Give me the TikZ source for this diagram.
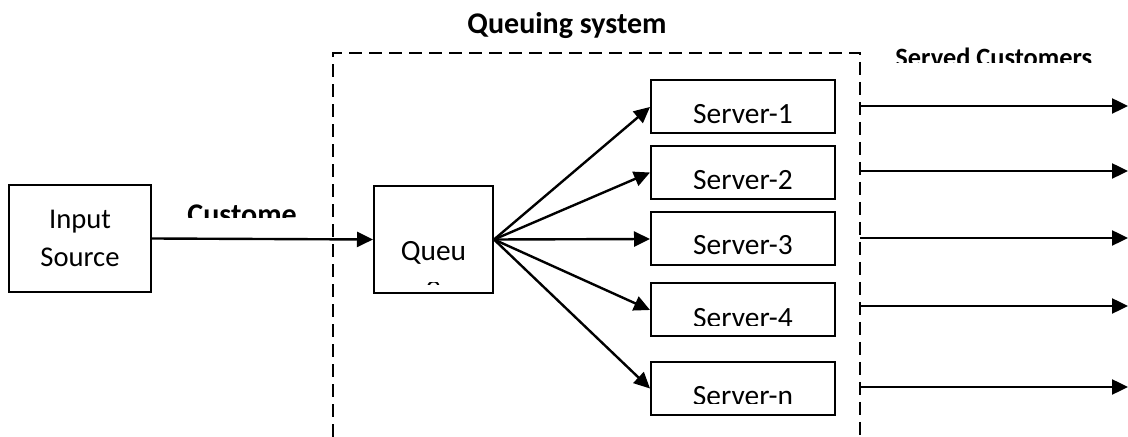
==
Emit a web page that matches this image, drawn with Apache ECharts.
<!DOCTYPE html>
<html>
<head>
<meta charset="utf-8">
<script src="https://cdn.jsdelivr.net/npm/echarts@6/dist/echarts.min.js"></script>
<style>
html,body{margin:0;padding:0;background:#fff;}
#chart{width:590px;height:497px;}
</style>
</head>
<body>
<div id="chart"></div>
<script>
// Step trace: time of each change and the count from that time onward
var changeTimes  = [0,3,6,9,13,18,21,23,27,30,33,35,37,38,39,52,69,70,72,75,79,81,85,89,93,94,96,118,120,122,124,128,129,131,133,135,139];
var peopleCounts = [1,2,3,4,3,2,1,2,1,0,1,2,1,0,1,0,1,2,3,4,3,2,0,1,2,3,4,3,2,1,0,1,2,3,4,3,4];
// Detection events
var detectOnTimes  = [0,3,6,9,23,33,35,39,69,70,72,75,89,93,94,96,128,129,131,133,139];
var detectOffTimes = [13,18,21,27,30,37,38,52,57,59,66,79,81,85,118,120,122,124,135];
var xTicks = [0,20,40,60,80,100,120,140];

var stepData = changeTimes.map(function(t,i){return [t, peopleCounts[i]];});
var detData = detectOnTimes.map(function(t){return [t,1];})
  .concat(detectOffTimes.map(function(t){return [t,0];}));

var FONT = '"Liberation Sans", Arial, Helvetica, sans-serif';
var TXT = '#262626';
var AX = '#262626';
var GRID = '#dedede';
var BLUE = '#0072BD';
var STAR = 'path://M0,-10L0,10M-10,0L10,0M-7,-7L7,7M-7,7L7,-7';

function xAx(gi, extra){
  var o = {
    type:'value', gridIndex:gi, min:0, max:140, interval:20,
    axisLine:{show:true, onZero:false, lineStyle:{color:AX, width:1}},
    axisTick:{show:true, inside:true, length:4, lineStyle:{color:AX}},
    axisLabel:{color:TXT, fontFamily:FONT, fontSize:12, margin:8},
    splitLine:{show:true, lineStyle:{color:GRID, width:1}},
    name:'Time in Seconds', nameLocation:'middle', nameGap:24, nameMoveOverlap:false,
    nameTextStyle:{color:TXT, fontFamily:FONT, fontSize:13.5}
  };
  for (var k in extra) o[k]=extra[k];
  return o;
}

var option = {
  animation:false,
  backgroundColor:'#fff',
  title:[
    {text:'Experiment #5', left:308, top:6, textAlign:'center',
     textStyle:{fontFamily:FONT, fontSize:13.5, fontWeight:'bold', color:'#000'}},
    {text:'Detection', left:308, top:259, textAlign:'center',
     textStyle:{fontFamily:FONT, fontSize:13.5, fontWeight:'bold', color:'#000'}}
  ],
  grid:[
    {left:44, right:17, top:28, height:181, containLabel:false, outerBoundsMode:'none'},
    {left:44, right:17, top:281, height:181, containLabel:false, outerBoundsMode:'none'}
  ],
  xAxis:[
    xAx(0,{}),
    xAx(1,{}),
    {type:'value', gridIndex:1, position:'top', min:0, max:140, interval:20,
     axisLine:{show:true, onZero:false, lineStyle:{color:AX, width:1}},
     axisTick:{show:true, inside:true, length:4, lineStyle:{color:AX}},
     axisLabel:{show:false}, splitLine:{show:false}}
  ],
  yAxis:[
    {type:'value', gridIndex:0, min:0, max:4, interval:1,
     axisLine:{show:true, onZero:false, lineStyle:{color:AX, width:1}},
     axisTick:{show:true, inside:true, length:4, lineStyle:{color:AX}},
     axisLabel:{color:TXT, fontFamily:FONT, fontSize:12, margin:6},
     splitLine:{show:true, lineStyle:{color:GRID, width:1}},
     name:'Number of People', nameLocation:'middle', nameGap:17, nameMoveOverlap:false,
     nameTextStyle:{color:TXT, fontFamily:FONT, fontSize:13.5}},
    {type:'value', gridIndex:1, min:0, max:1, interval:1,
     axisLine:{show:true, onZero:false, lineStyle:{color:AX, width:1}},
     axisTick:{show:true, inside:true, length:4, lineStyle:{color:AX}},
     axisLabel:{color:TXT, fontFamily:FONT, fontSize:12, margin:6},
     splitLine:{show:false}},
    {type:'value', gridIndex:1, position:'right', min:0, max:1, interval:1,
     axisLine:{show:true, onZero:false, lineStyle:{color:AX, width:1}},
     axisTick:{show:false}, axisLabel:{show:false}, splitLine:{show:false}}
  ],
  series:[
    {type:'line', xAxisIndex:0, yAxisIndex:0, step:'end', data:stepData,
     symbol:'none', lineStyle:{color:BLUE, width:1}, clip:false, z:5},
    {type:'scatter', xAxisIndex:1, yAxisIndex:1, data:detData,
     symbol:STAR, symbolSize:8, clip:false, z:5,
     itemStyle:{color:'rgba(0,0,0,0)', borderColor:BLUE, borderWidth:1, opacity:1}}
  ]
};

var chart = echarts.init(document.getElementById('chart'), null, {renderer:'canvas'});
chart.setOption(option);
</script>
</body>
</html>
--
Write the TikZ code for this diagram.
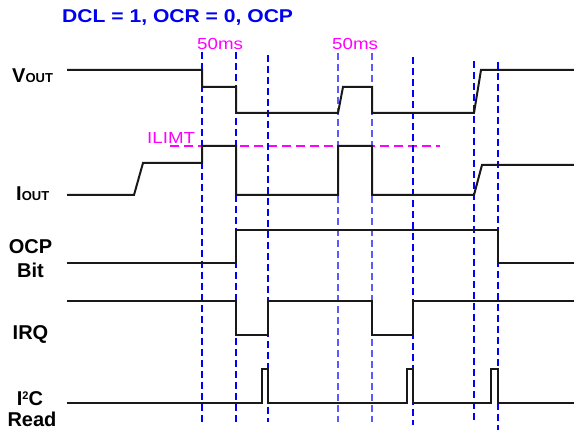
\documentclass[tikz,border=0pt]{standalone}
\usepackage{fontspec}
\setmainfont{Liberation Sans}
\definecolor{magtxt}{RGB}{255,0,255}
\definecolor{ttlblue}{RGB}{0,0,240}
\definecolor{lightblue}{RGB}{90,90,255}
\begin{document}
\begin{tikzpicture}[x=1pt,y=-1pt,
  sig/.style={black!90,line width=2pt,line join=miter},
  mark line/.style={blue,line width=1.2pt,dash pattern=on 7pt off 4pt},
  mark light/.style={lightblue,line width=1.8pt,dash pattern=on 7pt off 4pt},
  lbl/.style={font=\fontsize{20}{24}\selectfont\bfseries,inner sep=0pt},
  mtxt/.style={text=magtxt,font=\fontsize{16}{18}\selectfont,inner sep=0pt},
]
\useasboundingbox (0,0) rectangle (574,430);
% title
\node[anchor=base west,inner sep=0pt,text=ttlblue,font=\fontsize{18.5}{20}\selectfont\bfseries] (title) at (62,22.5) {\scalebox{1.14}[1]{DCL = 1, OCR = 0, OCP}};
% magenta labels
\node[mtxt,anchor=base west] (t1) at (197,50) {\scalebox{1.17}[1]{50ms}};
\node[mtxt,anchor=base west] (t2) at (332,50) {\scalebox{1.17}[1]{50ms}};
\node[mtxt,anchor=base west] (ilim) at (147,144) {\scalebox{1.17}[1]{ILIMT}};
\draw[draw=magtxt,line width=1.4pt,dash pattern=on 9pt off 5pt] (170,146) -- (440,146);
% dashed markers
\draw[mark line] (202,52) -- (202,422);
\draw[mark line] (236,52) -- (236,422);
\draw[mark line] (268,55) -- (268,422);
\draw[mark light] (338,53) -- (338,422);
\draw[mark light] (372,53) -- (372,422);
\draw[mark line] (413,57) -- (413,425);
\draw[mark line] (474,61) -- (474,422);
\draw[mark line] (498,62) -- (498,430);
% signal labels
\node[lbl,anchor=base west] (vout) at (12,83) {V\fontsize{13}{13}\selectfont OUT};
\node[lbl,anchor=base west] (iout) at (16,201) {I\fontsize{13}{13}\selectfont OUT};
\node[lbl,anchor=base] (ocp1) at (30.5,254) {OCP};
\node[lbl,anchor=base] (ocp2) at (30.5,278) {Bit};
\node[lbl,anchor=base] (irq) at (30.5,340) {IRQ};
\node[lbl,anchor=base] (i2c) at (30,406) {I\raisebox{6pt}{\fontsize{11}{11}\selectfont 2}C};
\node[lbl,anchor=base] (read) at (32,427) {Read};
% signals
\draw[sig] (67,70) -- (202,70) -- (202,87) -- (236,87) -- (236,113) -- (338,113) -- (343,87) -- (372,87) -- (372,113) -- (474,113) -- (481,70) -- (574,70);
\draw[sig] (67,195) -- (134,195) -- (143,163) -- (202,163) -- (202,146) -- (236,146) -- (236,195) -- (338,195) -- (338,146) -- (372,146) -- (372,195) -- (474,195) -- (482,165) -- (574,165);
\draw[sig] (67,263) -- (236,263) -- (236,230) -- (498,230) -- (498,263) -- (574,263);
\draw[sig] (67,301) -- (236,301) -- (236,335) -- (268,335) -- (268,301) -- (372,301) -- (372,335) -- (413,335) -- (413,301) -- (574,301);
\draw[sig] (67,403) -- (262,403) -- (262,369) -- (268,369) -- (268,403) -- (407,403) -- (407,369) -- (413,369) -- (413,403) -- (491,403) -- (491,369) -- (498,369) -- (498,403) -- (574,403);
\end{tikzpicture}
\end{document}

■ **What is asked**
From the entries above, list each line with "this" in it.

■ **Answer**
Give me the TikZ source for this diagram.
Emit a web page that matches this image, drawn with Apache ECharts.
Write the TikZ code for this diagram.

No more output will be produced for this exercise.